Les appréhensions de l'Algérie

Pour rappel, l'UPM est née sur une suggestion insistante de Nicolas Sarkozy alors président de la République française après s'être inspiré d'une idée d'un programme de partenariat lancée par des intellectuels et universitaires français en 2006, au lendemain de la guerre entre le Hizballah du leader libanais Nasrallah et Israël. Leur objectif était de convaincre les pays du Moyen-Orient de discuter avec Israël dans le but d'en faire un partenaire politique, économique et commercial. En 2007, Sarkozy revient à la charge et affine sa suggestion «pour un nouveau partenariat afin d'établir une dynamique politique hors UE (...)». Ce qui a emballé l'Egypte, le Maroc et la Tunisie. Sarkozy veut avoir plus d'adeptes et appelle en 2008 «tout le monde» à une conférence à Paris où étaient présentes les organisations régionales et sous-régionales et d'autres internationales.

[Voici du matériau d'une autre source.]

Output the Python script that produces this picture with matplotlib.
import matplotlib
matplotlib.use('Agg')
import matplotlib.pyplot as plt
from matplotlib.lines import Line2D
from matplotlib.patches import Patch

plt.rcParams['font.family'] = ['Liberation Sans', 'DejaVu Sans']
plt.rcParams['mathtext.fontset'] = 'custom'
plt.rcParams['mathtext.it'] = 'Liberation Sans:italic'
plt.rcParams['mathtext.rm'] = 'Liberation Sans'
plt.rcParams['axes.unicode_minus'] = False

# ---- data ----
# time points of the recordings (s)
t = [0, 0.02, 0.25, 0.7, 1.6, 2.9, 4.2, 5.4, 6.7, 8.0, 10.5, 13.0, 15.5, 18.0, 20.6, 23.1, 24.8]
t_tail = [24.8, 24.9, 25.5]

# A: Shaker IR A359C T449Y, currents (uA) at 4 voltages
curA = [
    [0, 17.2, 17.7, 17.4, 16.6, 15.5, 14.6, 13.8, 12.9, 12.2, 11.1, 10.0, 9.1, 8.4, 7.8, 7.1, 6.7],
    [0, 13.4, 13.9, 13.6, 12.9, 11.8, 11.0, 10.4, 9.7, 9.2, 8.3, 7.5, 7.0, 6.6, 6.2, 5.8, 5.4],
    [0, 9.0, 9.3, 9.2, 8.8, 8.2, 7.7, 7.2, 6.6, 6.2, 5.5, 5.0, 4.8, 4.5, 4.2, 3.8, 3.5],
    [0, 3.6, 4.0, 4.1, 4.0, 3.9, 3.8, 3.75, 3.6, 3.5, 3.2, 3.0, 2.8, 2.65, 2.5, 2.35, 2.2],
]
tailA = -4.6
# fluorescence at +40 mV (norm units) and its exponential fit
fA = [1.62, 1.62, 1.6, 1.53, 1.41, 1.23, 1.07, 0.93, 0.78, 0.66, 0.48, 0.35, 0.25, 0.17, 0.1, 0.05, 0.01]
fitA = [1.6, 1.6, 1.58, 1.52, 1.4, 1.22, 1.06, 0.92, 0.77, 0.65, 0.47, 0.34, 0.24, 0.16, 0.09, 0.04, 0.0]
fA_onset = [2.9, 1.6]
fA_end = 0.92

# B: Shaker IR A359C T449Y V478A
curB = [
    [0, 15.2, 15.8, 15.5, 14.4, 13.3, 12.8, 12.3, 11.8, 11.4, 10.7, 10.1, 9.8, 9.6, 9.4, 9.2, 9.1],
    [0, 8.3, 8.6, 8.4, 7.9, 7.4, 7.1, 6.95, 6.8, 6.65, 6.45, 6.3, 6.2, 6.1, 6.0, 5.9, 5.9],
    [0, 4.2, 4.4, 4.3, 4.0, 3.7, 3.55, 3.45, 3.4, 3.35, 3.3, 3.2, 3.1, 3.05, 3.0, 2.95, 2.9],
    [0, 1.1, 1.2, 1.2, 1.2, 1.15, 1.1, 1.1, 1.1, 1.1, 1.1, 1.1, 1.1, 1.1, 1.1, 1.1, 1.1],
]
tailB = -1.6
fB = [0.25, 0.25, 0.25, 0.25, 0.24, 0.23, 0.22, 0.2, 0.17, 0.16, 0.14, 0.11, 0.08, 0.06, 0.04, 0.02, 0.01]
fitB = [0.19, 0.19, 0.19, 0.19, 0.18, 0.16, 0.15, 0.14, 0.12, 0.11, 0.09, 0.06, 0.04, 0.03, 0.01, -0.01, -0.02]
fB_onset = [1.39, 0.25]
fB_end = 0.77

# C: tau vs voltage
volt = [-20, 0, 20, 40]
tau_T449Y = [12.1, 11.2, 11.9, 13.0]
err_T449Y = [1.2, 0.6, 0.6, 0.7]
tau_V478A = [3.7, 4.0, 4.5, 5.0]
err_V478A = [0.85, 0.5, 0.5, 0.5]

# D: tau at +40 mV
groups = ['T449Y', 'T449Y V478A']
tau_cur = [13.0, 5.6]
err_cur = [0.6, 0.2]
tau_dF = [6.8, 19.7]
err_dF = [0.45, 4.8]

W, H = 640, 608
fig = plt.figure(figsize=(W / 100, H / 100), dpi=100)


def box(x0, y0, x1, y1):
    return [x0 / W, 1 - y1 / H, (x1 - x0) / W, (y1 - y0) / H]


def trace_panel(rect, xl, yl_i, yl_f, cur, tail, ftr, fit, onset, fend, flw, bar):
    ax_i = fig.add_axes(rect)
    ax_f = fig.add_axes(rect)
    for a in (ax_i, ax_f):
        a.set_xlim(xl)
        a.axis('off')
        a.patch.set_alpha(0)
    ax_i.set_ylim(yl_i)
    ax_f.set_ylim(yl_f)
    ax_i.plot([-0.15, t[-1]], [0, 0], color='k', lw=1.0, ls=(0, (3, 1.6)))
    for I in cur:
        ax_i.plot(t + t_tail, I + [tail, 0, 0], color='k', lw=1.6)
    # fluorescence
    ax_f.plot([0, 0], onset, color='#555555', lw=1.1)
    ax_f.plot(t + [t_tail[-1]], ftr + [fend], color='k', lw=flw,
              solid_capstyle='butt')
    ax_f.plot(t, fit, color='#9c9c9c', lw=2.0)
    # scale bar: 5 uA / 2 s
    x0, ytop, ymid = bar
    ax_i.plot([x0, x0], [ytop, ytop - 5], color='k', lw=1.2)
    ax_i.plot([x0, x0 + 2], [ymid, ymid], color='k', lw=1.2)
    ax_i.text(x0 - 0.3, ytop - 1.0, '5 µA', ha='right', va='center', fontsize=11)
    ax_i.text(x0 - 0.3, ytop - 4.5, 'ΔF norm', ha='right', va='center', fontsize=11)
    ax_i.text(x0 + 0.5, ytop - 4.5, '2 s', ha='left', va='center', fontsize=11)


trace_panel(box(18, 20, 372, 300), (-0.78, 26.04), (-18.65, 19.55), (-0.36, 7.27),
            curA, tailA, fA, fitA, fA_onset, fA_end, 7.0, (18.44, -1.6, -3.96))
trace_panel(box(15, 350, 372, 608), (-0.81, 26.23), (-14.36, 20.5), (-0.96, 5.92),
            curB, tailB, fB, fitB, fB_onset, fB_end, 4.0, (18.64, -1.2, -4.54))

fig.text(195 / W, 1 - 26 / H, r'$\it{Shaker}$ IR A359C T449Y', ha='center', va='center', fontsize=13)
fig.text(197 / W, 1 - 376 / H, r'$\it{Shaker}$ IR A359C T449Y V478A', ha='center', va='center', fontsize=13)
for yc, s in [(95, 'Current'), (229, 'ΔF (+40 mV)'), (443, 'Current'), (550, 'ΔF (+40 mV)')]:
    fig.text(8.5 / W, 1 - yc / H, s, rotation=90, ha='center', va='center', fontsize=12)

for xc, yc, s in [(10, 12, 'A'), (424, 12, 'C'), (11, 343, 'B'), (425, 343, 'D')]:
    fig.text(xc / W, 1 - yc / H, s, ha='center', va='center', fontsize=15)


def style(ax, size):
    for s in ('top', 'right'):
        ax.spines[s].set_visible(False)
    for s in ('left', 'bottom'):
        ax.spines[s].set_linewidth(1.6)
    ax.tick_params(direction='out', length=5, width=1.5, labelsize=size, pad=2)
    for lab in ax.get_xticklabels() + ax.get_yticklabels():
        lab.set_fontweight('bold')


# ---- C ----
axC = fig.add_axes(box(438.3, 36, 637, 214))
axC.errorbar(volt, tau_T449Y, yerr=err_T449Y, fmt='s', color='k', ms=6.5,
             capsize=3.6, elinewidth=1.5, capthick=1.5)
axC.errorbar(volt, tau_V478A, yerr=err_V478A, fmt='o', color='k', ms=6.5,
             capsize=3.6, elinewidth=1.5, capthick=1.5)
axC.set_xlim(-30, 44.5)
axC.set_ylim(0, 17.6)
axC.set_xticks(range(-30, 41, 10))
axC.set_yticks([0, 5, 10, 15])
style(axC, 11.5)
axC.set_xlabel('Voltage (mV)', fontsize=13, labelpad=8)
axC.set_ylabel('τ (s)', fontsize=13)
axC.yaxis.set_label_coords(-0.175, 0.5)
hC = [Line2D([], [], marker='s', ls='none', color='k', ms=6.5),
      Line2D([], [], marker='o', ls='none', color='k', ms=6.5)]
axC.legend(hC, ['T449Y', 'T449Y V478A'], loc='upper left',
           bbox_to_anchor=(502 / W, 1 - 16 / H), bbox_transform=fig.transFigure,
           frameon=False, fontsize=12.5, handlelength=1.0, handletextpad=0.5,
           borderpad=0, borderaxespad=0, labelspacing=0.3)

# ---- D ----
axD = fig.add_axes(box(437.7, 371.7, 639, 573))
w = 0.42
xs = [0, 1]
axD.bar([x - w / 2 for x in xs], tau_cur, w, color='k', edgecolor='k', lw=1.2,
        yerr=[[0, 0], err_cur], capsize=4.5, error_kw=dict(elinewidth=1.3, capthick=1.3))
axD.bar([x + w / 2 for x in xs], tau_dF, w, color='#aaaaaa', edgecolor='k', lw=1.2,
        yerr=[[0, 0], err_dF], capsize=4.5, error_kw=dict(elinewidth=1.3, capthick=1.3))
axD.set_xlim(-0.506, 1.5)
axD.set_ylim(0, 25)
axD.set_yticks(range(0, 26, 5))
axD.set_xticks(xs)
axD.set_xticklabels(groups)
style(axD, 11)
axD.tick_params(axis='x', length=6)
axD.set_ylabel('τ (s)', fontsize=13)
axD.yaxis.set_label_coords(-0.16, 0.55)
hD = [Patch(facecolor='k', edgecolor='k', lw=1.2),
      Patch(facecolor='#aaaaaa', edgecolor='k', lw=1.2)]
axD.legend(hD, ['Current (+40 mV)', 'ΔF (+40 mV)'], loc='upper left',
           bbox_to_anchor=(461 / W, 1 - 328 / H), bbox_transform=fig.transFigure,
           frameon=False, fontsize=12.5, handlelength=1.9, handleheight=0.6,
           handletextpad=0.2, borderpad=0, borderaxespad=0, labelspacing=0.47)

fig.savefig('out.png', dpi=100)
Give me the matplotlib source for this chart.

L'acte de naissance de l'UPM est signé le 13 juillet 2008 par 43 pays (27 de l'Union européenne et 15 du sud dont l'Algérie et de l'est de la Méditerranée). L'UPM venait alors de se substituer au Processus de Barcelone lancé en 95 entre l'UE et les 6 Etats du sud de la Méditerranée (Algérie, Tunisie, Maroc, Egypte, Jordanie, Turquie) en plus de l'Autorité palestinienne et Israël. L'Algérie restera quelque peu sceptique vis-à-vis de la présence et du rôle d'Israël dans cette Union «craignant ouvertement que ce nouveau cadre ne serve de prétexte à une normalisation rampante (...)». Retenue comme observateur, la Libye sous Maamar El Kadafi a jugé la guerre menée en 2009 par l'entité sioniste contre Ghaza comme «un coup porté à l'UPM». Le colonel libyen a alors recommandé à l'UE de ne se contenter que des Etats d'Afrique du Nord et du sud de l'Europe occidentale. Le projet bloque mais en 2010, l'Egypte convainc les pays arabes de le relancer. L'UPM se met en place avec comme premiers co-présidents Sarkozy et Moubarak, un duo qui fera grincer des dents des deux côtés de la Méditerranée. Le siège d'un secrétariat général basé en Tunisie et un Marocain comme SG ne sera pas du goût de l'Algérie et d'autres pays arabes et même européens.

En 2018, l'UPM a marqué son 10ème anniversaire après avoir répertorié 51 projets de coopération régionale, créé 12 plateformes politiques et organisé plus de 300 rencontres d'experts.